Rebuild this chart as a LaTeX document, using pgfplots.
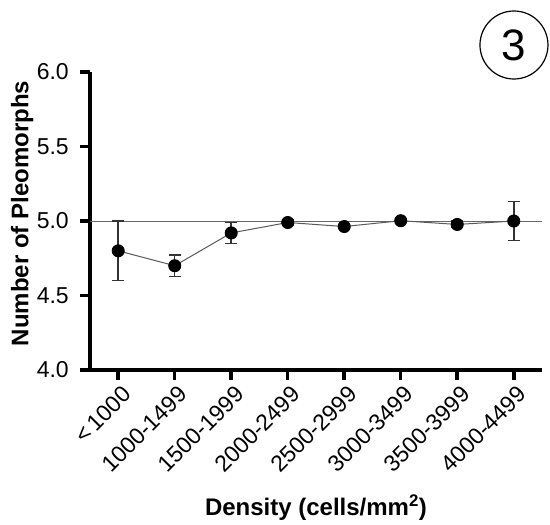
\documentclass[border=0pt]{standalone}
\usepackage{fontspec}
\setmainfont{Liberation Sans}
\usepackage{pgfplots}
\pgfplotsset{compat=1.18}

\begin{document}
\begin{tikzpicture}
\begin{axis}[
    width=452pt, height=298pt, scale only axis,
    xmin=-0.5, xmax=7.5, ymin=4, ymax=6,
    axis x line=bottom, axis y line=left,
    axis line style={line width=3.5pt, -},
    every tick/.style={black, line width=3.5pt},
    major tick length=10pt, tick align=outside,
    xtick={0,...,7},
    xticklabels={<\,1000,1000-1499,1500-1999,2000-2499,2500-2999,3000-3499,3500-3999,4000-4499},
    ytick={4,4.5,5,5.5,6},
    yticklabel style={/pgf/number format/fixed, /pgf/number format/fixed zerofill,
        /pgf/number format/precision=1},
    /pgf/number format/assume math mode=true,
    tick label style={font=\fontsize{23}{25}\selectfont},
    x tick label style={rotate=45, anchor=north east, inner sep=1pt, yshift=-4pt},
    y tick label style={inner sep=1pt, xshift=-10pt},
    xlabel={\textbf{Density (cells/mm\textsuperscript{2})}},
    ylabel={\textbf{Number of Pleomorphs}},
    label style={font=\fontsize{24}{26}\selectfont},
    xlabel style={at={(axis description cs:0.5,-0.463)}, anchor=center},
    ylabel style={at={(axis description cs:-0.150,0.525)}, anchor=center},
    clip=false,
]
\addplot [black!60, line width=1pt] coordinates {(-0.5,5) (7.5,5)};
\addplot [black!65, line width=1pt,
    mark=*, mark size=6pt, mark options={black, fill=black, solid},
    error bars/.cd, y dir=both, y explicit,
    error bar style={line width=1.5pt, black!80},
    error mark options={rotate=90, mark size=6pt, line width=1.5pt, black!80}]
coordinates {
    (0,4.80) +- (0,0.20)
    (1,4.70) +- (0,0.073)
    (2,4.92) +- (0,0.07)
    (3,4.99) +- (0,0.02)
    (4,4.963) +- (0,0.012)
    (5,5.002) +- (0,0.012)
    (6,4.977) +- (0,0.022)
    (7,5.00) +- (0,0.13)
};
\coordinate (bbsw) at (rel axis cs:-0.199,-0.517);
\coordinate (bbne) at (rel axis cs:1.0177,1.2416);
\node[circle, draw, line width=1.2pt, minimum size=68pt, inner sep=0pt,
    font=\fontsize{44}{44}\selectfont] at (rel axis cs:0.938,1.0906) {3};
\end{axis}
\pgfresetboundingbox
\path[use as bounding box] (bbsw) rectangle (bbne);
\end{tikzpicture}
\end{document}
◇ ◇ ◇ ◇
YOUR OBJECTIVE
From the listing, extract all text exactly as given and drop any picture.

ANSWER TO THIS TASK
Rebuild this chart as a LaTeX document, using pgfplots.
\documentclass[border=0pt]{standalone}
\usepackage{fontspec}
\setmainfont{Liberation Sans}
\usepackage{pgfplots}
\pgfplotsset{compat=1.18}

\begin{document}
\begin{tikzpicture}
\begin{axis}[
    width=452pt, height=298pt, scale only axis,
    xmin=-0.5, xmax=7.5, ymin=4, ymax=6,
    axis x line=bottom, axis y line=left,
    axis line style={line width=3.5pt, -},
    every tick/.style={black, line width=3.5pt},
    major tick length=10pt, tick align=outside,
    xtick={0,...,7},
    xticklabels={<\,1000,1000-1499,1500-1999,2000-2499,2500-2999,3000-3499,3500-3999,4000-4499},
    ytick={4,4.5,5,5.5,6},
    yticklabel style={/pgf/number format/fixed, /pgf/number format/fixed zerofill,
        /pgf/number format/precision=1},
    /pgf/number format/assume math mode=true,
    tick label style={font=\fontsize{23}{25}\selectfont},
    x tick label style={rotate=45, anchor=north east, inner sep=1pt, yshift=-4pt},
    y tick label style={inner sep=1pt, xshift=-10pt},
    xlabel={\textbf{Density (cells/mm\textsuperscript{2})}},
    ylabel={\textbf{Number of Pleomorphs}},
    label style={font=\fontsize{24}{26}\selectfont},
    xlabel style={at={(axis description cs:0.5,-0.463)}, anchor=center},
    ylabel style={at={(axis description cs:-0.150,0.525)}, anchor=center},
    clip=false,
]
\addplot [black!60, line width=1pt] coordinates {(-0.5,5) (7.5,5)};
\addplot [black!65, line width=1pt,
    mark=*, mark size=6pt, mark options={black, fill=black, solid},
    error bars/.cd, y dir=both, y explicit,
    error bar style={line width=1.5pt, black!80},
    error mark options={rotate=90, mark size=6pt, line width=1.5pt, black!80}]
coordinates {
    (0,4.80) +- (0,0.20)
    (1,4.70) +- (0,0.073)
    (2,4.92) +- (0,0.07)
    (3,4.99) +- (0,0.02)
    (4,4.963) +- (0,0.012)
    (5,5.002) +- (0,0.012)
    (6,4.977) +- (0,0.022)
    (7,5.00) +- (0,0.13)
};
\coordinate (bbsw) at (rel axis cs:-0.199,-0.517);
\coordinate (bbne) at (rel axis cs:1.0177,1.2416);
\node[circle, draw, line width=1.2pt, minimum size=68pt, inner sep=0pt,
    font=\fontsize{44}{44}\selectfont] at (rel axis cs:0.938,1.0906) {3};
\end{axis}
\pgfresetboundingbox
\path[use as bounding box] (bbsw) rectangle (bbne);
\end{tikzpicture}
\end{document}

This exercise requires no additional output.